───── RECORDED INFORMATION ─────

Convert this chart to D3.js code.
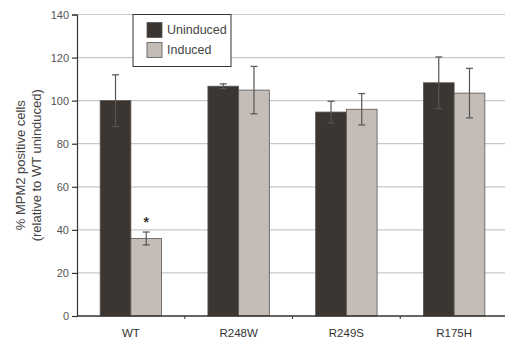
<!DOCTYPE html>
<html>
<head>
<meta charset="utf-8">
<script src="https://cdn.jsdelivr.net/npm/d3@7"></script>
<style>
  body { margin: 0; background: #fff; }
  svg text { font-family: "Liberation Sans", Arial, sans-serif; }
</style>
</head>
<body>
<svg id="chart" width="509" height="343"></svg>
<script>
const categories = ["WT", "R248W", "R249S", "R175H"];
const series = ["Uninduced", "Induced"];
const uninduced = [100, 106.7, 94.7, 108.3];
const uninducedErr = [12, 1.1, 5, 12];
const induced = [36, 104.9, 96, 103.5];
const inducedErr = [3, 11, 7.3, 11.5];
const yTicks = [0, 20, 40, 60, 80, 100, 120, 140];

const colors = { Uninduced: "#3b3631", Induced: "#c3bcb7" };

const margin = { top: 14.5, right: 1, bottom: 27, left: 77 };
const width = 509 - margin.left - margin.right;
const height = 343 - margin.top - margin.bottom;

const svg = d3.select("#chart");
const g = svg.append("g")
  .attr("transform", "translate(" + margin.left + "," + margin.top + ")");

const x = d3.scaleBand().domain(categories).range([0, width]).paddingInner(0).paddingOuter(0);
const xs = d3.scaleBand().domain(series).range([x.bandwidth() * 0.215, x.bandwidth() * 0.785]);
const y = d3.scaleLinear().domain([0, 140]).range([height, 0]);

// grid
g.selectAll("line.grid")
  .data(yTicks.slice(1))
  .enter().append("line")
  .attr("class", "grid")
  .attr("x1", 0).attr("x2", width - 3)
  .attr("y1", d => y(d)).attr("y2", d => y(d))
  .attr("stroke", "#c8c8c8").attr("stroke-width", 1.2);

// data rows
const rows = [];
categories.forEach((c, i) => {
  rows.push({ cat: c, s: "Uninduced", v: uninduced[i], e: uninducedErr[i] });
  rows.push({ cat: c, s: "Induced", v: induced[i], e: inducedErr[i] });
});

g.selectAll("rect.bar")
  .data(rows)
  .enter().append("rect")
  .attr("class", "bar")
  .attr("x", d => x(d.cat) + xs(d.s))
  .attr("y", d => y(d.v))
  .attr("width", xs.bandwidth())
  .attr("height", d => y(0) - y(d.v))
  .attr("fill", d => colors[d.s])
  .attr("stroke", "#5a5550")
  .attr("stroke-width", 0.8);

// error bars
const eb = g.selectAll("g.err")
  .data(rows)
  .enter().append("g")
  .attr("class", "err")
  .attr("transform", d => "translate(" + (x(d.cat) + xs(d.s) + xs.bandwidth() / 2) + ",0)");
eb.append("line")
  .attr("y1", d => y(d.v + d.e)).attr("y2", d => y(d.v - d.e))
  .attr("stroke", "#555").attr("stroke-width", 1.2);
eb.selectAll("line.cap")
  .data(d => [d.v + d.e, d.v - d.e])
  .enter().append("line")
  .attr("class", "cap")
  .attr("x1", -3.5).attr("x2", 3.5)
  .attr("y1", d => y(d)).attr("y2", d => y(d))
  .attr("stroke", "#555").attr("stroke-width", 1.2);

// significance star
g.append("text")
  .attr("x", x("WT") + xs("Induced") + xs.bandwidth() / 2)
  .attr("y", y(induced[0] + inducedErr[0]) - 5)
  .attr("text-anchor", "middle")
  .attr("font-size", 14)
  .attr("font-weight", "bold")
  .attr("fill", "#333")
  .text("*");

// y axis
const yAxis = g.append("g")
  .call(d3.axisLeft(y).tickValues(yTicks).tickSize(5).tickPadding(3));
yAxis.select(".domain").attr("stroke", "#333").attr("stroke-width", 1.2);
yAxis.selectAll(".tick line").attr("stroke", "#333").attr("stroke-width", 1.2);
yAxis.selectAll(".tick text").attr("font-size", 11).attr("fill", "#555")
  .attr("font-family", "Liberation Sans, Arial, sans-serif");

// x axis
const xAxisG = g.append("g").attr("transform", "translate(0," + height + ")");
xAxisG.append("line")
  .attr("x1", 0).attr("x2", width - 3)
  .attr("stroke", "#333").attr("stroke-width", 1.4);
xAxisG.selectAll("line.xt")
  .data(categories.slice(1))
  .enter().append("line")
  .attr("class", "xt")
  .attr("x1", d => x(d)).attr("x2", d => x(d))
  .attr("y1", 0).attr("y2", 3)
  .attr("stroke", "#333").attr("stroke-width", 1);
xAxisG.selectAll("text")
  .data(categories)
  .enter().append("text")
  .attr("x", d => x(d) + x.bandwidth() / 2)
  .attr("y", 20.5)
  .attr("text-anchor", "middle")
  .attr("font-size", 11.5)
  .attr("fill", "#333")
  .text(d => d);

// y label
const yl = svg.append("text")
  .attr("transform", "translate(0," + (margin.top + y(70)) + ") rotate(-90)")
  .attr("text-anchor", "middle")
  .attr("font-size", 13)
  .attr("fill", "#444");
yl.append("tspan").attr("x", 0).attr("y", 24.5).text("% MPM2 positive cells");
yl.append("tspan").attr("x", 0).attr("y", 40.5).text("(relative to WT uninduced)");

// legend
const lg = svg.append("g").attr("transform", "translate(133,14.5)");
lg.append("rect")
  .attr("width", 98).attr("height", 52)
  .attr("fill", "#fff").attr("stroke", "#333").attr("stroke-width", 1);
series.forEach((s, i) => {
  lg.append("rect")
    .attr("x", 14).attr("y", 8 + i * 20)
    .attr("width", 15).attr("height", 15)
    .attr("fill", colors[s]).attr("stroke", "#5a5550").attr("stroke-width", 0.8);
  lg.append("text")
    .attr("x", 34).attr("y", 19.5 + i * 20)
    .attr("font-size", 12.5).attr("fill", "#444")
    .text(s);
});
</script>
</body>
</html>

─────

▸ **CHALLENGE**: Set the pictures aside and transcribe the data above exactly.

▸ **TASK RESPONSE**:
Convert this chart to D3.js code.
<!DOCTYPE html>
<html>
<head>
<meta charset="utf-8">
<script src="https://cdn.jsdelivr.net/npm/d3@7"></script>
<style>
  body { margin: 0; background: #fff; }
  svg text { font-family: "Liberation Sans", Arial, sans-serif; }
</style>
</head>
<body>
<svg id="chart" width="509" height="343"></svg>
<script>
const categories = ["WT", "R248W", "R249S", "R175H"];
const series = ["Uninduced", "Induced"];
const uninduced = [100, 106.7, 94.7, 108.3];
const uninducedErr = [12, 1.1, 5, 12];
const induced = [36, 104.9, 96, 103.5];
const inducedErr = [3, 11, 7.3, 11.5];
const yTicks = [0, 20, 40, 60, 80, 100, 120, 140];

const colors = { Uninduced: "#3b3631", Induced: "#c3bcb7" };

const margin = { top: 14.5, right: 1, bottom: 27, left: 77 };
const width = 509 - margin.left - margin.right;
const height = 343 - margin.top - margin.bottom;

const svg = d3.select("#chart");
const g = svg.append("g")
  .attr("transform", "translate(" + margin.left + "," + margin.top + ")");

const x = d3.scaleBand().domain(categories).range([0, width]).paddingInner(0).paddingOuter(0);
const xs = d3.scaleBand().domain(series).range([x.bandwidth() * 0.215, x.bandwidth() * 0.785]);
const y = d3.scaleLinear().domain([0, 140]).range([height, 0]);

// grid
g.selectAll("line.grid")
  .data(yTicks.slice(1))
  .enter().append("line")
  .attr("class", "grid")
  .attr("x1", 0).attr("x2", width - 3)
  .attr("y1", d => y(d)).attr("y2", d => y(d))
  .attr("stroke", "#c8c8c8").attr("stroke-width", 1.2);

// data rows
const rows = [];
categories.forEach((c, i) => {
  rows.push({ cat: c, s: "Uninduced", v: uninduced[i], e: uninducedErr[i] });
  rows.push({ cat: c, s: "Induced", v: induced[i], e: inducedErr[i] });
});

g.selectAll("rect.bar")
  .data(rows)
  .enter().append("rect")
  .attr("class", "bar")
  .attr("x", d => x(d.cat) + xs(d.s))
  .attr("y", d => y(d.v))
  .attr("width", xs.bandwidth())
  .attr("height", d => y(0) - y(d.v))
  .attr("fill", d => colors[d.s])
  .attr("stroke", "#5a5550")
  .attr("stroke-width", 0.8);

// error bars
const eb = g.selectAll("g.err")
  .data(rows)
  .enter().append("g")
  .attr("class", "err")
  .attr("transform", d => "translate(" + (x(d.cat) + xs(d.s) + xs.bandwidth() / 2) + ",0)");
eb.append("line")
  .attr("y1", d => y(d.v + d.e)).attr("y2", d => y(d.v - d.e))
  .attr("stroke", "#555").attr("stroke-width", 1.2);
eb.selectAll("line.cap")
  .data(d => [d.v + d.e, d.v - d.e])
  .enter().append("line")
  .attr("class", "cap")
  .attr("x1", -3.5).attr("x2", 3.5)
  .attr("y1", d => y(d)).attr("y2", d => y(d))
  .attr("stroke", "#555").attr("stroke-width", 1.2);

// significance star
g.append("text")
  .attr("x", x("WT") + xs("Induced") + xs.bandwidth() / 2)
  .attr("y", y(induced[0] + inducedErr[0]) - 5)
  .attr("text-anchor", "middle")
  .attr("font-size", 14)
  .attr("font-weight", "bold")
  .attr("fill", "#333")
  .text("*");

// y axis
const yAxis = g.append("g")
  .call(d3.axisLeft(y).tickValues(yTicks).tickSize(5).tickPadding(3));
yAxis.select(".domain").attr("stroke", "#333").attr("stroke-width", 1.2);
yAxis.selectAll(".tick line").attr("stroke", "#333").attr("stroke-width", 1.2);
yAxis.selectAll(".tick text").attr("font-size", 11).attr("fill", "#555")
  .attr("font-family", "Liberation Sans, Arial, sans-serif");

// x axis
const xAxisG = g.append("g").attr("transform", "translate(0," + height + ")");
xAxisG.append("line")
  .attr("x1", 0).attr("x2", width - 3)
  .attr("stroke", "#333").attr("stroke-width", 1.4);
xAxisG.selectAll("line.xt")
  .data(categories.slice(1))
  .enter().append("line")
  .attr("class", "xt")
  .attr("x1", d => x(d)).attr("x2", d => x(d))
  .attr("y1", 0).attr("y2", 3)
  .attr("stroke", "#333").attr("stroke-width", 1);
xAxisG.selectAll("text")
  .data(categories)
  .enter().append("text")
  .attr("x", d => x(d) + x.bandwidth() / 2)
  .attr("y", 20.5)
  .attr("text-anchor", "middle")
  .attr("font-size", 11.5)
  .attr("fill", "#333")
  .text(d => d);

// y label
const yl = svg.append("text")
  .attr("transform", "translate(0," + (margin.top + y(70)) + ") rotate(-90)")
  .attr("text-anchor", "middle")
  .attr("font-size", 13)
  .attr("fill", "#444");
yl.append("tspan").attr("x", 0).attr("y", 24.5).text("% MPM2 positive cells");
yl.append("tspan").attr("x", 0).attr("y", 40.5).text("(relative to WT uninduced)");

// legend
const lg = svg.append("g").attr("transform", "translate(133,14.5)");
lg.append("rect")
  .attr("width", 98).attr("height", 52)
  .attr("fill", "#fff").attr("stroke", "#333").attr("stroke-width", 1);
series.forEach((s, i) => {
  lg.append("rect")
    .attr("x", 14).attr("y", 8 + i * 20)
    .attr("width", 15).attr("height", 15)
    .attr("fill", colors[s]).attr("stroke", "#5a5550").attr("stroke-width", 0.8);
  lg.append("text")
    .attr("x", 34).attr("y", 19.5 + i * 20)
    .attr("font-size", 12.5).attr("fill", "#444")
    .text(s);
});
</script>
</body>
</html>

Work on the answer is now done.